'Low-hanging fruit' and other recent HIPAA compliance items

Rachel V. Rose (rvrose@rvrose.com) is Attorney at Law, PLLC, in Houston, Texas. Patrick Ouellette (pouellette583@gmail.com) is Assistant General Counsel at the Massachusetts Executive Office of Health and Human Services.

Recently, Roger Severino, director of the Department of Health & Human Services (HHS) Office for Civil Rights (OCR), indicated that in relation to the Health Insurance Portability and Accountability Act of 1996 (HIPAA),[1] “[f]or enforcement purposes, there’s still a lot of low-hanging fruit.”[2] The 2019 year-end trend of OCR issuing fines for violations of the Privacy Rule,[3] the Security Rule,[4] as well as the intersection of various state biometric and privacy laws,[5] highlights the value of compliance and how it ultimately reduces the risk of a potential OCR enforcement action.
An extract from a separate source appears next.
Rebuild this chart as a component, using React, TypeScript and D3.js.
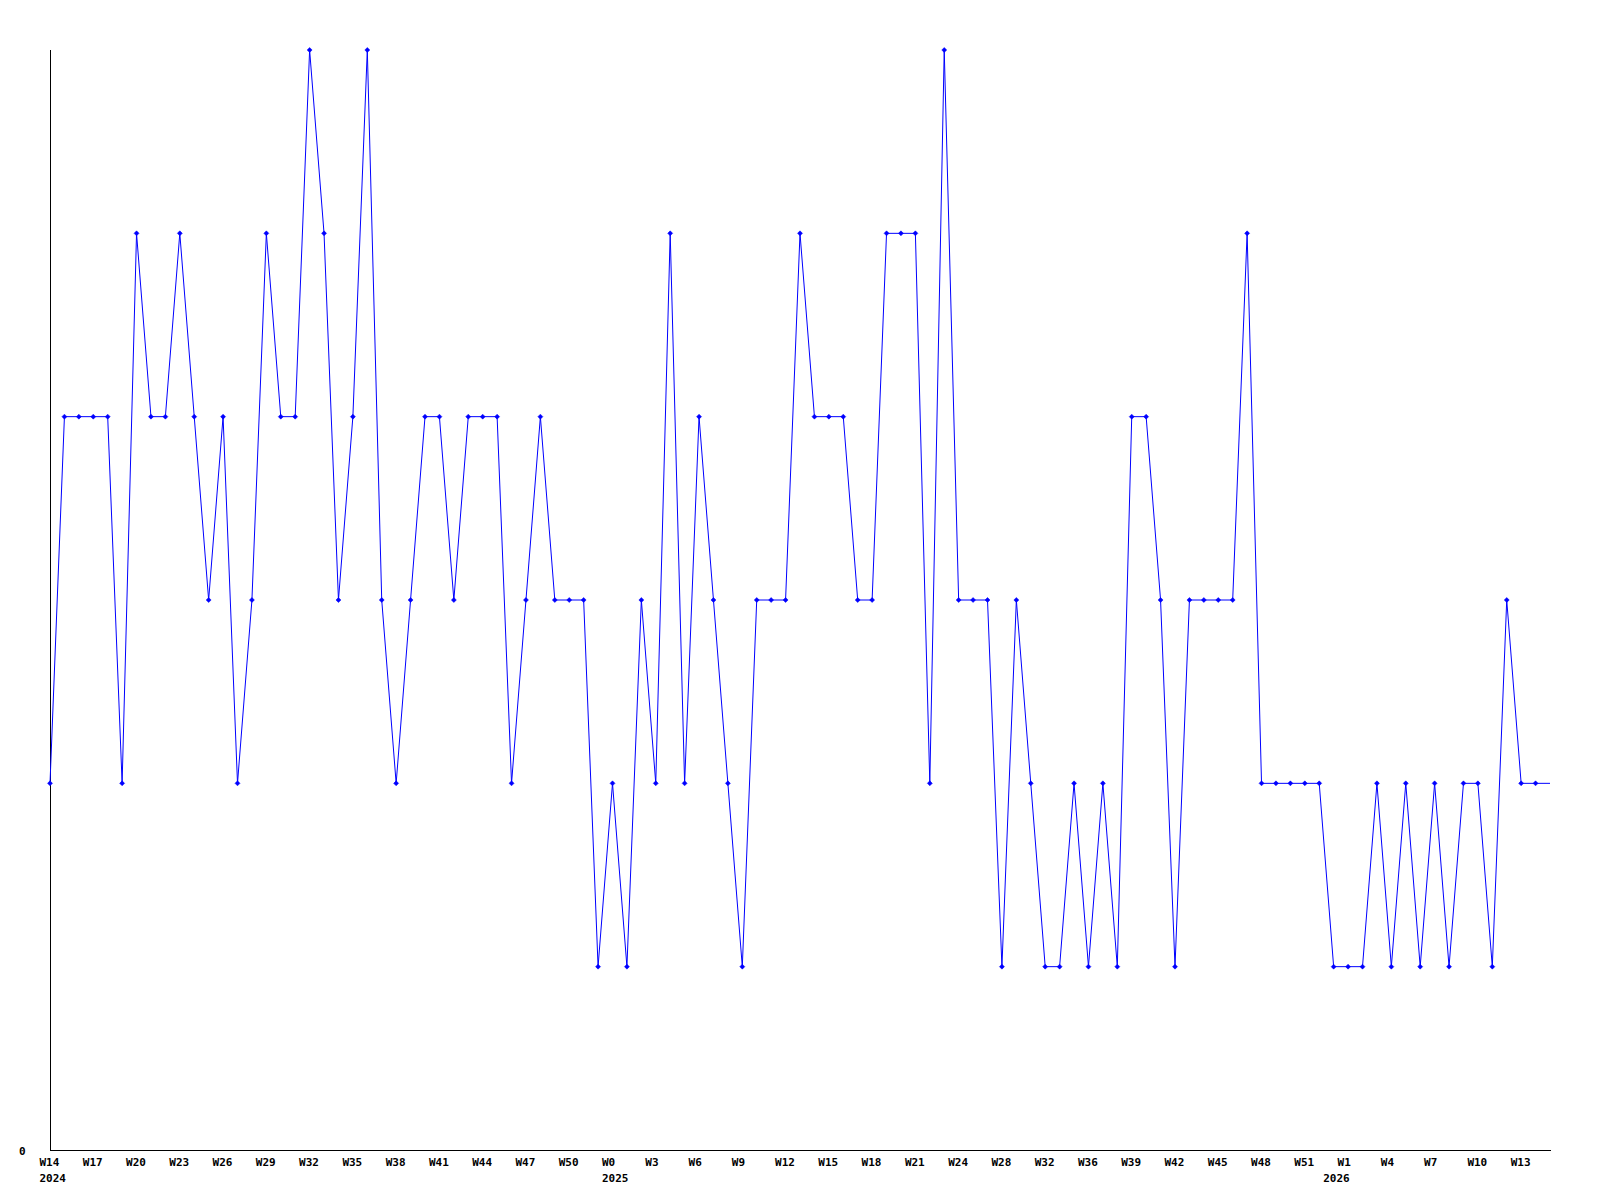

From September through December 2019, OCR issued several financial penalties related to Privacy Rule[6] violations. Importantly, two cases (Bayfront Health St. Petersburg[7] and Korunda Medical LLC cases[8] ) related to failures to provide patients access to their own medical records within the time frame and fee structure prescribed by HIPAA, resulting in the first enforcement actions and settlements under OCR’s Right of Access Initiative. The Privacy Rule also rears its head in times of natural disasters, infectious disease outbreaks, and other emergencies. For example, the COVID-19 outbreak serves as a reminder to providers as to what can and cannot be disclosed, as well as whom it may be disclosed to.